»»
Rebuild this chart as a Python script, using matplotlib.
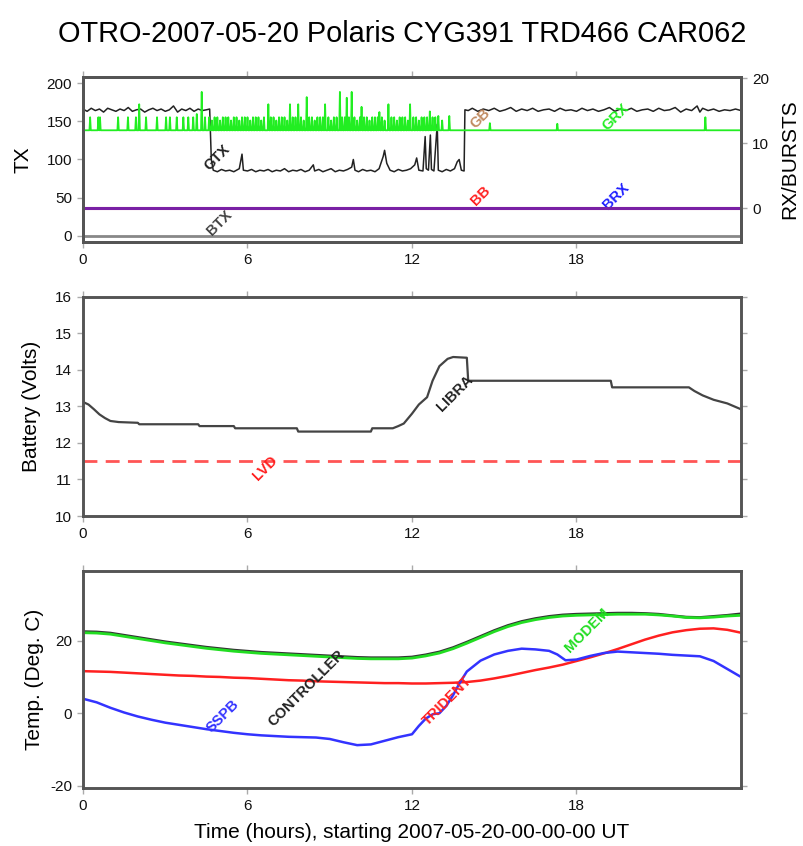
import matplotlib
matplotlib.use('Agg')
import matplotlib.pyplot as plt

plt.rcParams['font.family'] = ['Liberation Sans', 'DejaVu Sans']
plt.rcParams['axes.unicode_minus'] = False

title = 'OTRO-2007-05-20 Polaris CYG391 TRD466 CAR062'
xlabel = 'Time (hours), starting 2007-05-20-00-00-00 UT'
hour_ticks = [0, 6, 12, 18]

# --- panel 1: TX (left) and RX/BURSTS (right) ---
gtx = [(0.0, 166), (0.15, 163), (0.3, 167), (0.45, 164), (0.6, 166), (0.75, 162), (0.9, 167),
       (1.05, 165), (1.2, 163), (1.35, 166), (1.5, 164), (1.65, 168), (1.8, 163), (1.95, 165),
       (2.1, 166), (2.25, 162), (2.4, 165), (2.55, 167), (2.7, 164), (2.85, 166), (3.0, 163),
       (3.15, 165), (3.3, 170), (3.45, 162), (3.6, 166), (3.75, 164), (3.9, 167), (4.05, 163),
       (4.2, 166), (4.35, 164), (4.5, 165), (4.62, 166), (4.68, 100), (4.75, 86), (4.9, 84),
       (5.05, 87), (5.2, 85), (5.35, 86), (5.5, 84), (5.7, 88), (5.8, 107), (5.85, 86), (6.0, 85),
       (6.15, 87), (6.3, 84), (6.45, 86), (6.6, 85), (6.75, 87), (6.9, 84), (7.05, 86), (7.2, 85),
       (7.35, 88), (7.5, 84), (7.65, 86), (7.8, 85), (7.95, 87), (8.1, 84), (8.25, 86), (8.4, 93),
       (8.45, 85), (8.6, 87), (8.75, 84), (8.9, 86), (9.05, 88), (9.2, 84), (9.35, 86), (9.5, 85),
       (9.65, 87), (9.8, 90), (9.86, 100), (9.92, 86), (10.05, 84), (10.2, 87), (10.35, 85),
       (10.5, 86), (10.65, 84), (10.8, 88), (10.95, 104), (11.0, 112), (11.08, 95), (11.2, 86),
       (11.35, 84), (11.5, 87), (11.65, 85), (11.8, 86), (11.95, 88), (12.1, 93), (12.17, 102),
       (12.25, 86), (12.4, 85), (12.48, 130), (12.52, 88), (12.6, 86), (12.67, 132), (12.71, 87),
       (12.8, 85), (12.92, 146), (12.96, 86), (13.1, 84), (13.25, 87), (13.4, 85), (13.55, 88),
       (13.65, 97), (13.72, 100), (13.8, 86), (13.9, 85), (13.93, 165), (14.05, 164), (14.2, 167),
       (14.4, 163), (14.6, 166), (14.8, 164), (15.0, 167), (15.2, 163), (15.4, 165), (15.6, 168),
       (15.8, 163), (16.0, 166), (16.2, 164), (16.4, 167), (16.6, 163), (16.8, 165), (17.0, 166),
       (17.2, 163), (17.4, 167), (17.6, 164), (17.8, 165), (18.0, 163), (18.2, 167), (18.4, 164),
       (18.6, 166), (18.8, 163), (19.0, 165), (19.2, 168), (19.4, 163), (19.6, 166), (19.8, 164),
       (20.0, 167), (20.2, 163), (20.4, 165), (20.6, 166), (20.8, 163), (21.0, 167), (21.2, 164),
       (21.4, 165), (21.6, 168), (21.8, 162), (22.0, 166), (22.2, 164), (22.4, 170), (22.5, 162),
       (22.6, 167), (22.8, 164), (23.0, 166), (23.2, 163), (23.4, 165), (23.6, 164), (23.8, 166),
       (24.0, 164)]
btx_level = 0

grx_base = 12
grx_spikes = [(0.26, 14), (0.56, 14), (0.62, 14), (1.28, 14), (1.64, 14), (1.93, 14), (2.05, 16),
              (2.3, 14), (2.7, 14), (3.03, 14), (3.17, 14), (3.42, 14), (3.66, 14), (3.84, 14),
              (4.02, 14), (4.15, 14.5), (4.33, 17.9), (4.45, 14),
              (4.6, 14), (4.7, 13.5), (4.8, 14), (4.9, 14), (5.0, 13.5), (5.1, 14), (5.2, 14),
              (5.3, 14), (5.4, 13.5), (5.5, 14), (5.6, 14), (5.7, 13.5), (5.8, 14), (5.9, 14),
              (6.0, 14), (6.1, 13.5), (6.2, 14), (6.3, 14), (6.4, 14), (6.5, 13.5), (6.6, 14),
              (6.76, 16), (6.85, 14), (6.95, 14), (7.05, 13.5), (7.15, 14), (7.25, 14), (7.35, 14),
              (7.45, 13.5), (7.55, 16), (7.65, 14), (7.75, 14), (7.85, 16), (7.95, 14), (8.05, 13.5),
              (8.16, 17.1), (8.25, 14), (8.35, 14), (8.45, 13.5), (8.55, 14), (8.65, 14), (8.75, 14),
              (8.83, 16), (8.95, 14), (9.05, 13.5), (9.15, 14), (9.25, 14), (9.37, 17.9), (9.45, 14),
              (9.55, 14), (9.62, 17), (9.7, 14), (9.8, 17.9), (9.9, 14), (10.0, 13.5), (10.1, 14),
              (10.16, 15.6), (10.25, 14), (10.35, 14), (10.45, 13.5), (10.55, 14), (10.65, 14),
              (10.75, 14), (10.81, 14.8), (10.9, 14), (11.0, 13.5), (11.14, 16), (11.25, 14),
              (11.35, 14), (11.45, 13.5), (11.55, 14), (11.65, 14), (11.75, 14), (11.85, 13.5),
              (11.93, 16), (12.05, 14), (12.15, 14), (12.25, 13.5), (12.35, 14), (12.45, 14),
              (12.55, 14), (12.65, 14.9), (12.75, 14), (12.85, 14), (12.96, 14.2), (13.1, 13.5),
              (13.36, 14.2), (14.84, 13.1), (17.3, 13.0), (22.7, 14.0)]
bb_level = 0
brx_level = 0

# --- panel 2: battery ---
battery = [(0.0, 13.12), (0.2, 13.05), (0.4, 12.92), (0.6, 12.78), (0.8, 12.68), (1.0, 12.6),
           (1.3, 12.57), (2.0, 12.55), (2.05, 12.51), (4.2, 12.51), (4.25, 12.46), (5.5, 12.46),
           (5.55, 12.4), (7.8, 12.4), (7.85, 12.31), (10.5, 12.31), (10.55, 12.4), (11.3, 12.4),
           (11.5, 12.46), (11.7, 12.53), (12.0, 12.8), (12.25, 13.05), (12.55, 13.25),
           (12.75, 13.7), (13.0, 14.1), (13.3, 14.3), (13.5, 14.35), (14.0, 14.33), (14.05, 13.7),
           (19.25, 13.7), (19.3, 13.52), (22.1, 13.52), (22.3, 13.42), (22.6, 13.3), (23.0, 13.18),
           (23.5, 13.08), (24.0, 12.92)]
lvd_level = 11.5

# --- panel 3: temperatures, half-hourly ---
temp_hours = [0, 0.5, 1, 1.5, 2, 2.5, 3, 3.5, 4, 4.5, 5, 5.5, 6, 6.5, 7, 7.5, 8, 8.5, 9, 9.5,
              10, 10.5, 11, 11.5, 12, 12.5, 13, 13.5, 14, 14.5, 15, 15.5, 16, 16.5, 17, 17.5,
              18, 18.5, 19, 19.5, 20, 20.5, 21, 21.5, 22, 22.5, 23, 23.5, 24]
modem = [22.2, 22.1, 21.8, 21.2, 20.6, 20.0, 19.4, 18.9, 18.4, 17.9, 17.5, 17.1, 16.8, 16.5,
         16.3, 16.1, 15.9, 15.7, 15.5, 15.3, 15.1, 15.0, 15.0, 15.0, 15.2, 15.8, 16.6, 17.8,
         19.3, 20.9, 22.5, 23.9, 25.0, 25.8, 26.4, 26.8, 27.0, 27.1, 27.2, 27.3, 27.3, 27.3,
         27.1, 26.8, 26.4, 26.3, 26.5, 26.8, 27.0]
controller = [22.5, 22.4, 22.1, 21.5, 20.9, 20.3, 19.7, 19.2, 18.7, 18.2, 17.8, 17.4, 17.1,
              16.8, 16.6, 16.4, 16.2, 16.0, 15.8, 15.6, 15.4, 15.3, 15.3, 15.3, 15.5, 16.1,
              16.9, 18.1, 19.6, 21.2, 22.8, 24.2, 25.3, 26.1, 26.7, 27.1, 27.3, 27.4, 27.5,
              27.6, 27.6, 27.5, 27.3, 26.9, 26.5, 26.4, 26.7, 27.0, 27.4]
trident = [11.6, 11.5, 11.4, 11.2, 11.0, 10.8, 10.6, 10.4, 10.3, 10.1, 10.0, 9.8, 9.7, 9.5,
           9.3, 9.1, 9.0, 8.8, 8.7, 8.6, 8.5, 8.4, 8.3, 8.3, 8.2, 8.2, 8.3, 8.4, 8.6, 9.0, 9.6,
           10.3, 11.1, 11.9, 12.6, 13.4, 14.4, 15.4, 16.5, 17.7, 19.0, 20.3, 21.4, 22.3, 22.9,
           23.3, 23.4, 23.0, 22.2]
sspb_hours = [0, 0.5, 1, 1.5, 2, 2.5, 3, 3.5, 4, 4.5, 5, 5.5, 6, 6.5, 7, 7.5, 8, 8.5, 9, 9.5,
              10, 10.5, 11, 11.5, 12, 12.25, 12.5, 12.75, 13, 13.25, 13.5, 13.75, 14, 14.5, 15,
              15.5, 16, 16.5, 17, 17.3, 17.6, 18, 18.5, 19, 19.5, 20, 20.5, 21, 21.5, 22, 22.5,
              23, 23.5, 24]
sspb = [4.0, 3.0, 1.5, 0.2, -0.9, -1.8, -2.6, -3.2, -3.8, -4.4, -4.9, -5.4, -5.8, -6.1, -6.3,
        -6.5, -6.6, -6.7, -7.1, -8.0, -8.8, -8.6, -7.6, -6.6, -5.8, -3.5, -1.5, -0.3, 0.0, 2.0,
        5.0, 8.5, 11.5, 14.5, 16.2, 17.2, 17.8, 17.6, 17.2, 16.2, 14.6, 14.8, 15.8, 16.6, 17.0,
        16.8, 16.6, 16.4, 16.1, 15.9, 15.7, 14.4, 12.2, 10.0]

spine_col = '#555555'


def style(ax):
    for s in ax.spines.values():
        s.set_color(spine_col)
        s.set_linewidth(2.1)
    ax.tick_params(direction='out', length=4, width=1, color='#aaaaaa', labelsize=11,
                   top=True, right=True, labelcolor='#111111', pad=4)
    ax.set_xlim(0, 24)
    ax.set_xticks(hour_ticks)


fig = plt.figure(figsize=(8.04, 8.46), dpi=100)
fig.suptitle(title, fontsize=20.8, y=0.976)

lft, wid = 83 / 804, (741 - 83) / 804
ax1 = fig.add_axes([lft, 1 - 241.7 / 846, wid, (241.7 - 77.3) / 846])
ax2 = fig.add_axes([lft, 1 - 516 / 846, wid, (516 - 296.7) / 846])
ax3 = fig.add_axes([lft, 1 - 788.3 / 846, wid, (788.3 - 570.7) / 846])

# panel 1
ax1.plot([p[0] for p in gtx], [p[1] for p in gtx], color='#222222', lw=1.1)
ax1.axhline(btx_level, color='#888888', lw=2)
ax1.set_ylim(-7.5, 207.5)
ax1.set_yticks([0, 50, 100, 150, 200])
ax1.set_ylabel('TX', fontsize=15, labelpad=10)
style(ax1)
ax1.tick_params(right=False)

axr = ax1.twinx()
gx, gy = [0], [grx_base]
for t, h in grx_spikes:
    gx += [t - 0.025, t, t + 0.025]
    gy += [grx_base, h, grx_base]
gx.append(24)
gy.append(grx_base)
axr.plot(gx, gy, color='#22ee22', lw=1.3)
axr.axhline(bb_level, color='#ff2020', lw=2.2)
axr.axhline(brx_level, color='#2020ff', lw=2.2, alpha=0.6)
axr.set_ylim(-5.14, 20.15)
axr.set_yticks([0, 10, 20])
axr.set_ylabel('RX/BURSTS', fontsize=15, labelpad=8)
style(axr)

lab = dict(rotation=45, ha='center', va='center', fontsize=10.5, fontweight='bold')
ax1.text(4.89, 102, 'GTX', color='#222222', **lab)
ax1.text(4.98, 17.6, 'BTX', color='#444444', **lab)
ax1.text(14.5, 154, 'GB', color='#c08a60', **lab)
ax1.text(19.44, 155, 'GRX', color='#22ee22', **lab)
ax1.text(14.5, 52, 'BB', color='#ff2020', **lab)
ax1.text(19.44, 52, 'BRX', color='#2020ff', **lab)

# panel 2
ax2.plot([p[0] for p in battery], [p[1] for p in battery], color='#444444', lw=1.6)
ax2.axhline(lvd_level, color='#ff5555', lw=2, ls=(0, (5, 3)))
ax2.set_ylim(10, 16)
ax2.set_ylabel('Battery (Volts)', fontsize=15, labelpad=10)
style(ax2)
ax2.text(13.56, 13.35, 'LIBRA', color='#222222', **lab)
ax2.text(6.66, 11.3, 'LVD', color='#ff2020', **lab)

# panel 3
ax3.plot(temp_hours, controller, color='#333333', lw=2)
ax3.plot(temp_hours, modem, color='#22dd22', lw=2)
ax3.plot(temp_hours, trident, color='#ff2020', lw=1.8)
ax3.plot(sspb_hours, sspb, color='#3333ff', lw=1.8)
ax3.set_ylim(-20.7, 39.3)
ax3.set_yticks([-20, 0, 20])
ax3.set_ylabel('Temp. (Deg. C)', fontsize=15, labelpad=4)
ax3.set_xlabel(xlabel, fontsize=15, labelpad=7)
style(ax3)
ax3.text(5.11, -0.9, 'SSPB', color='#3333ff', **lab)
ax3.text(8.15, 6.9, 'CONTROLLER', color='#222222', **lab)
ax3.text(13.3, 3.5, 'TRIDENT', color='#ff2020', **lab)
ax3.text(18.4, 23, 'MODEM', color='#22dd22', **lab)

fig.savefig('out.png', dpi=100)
««
Written problem: Which lines hold the word "matplotlib"? Copy all of them.

Exercise answer:
Rebuild this chart as a Python script, using matplotlib.
import matplotlib
matplotlib.use('Agg')
import matplotlib.pyplot as plt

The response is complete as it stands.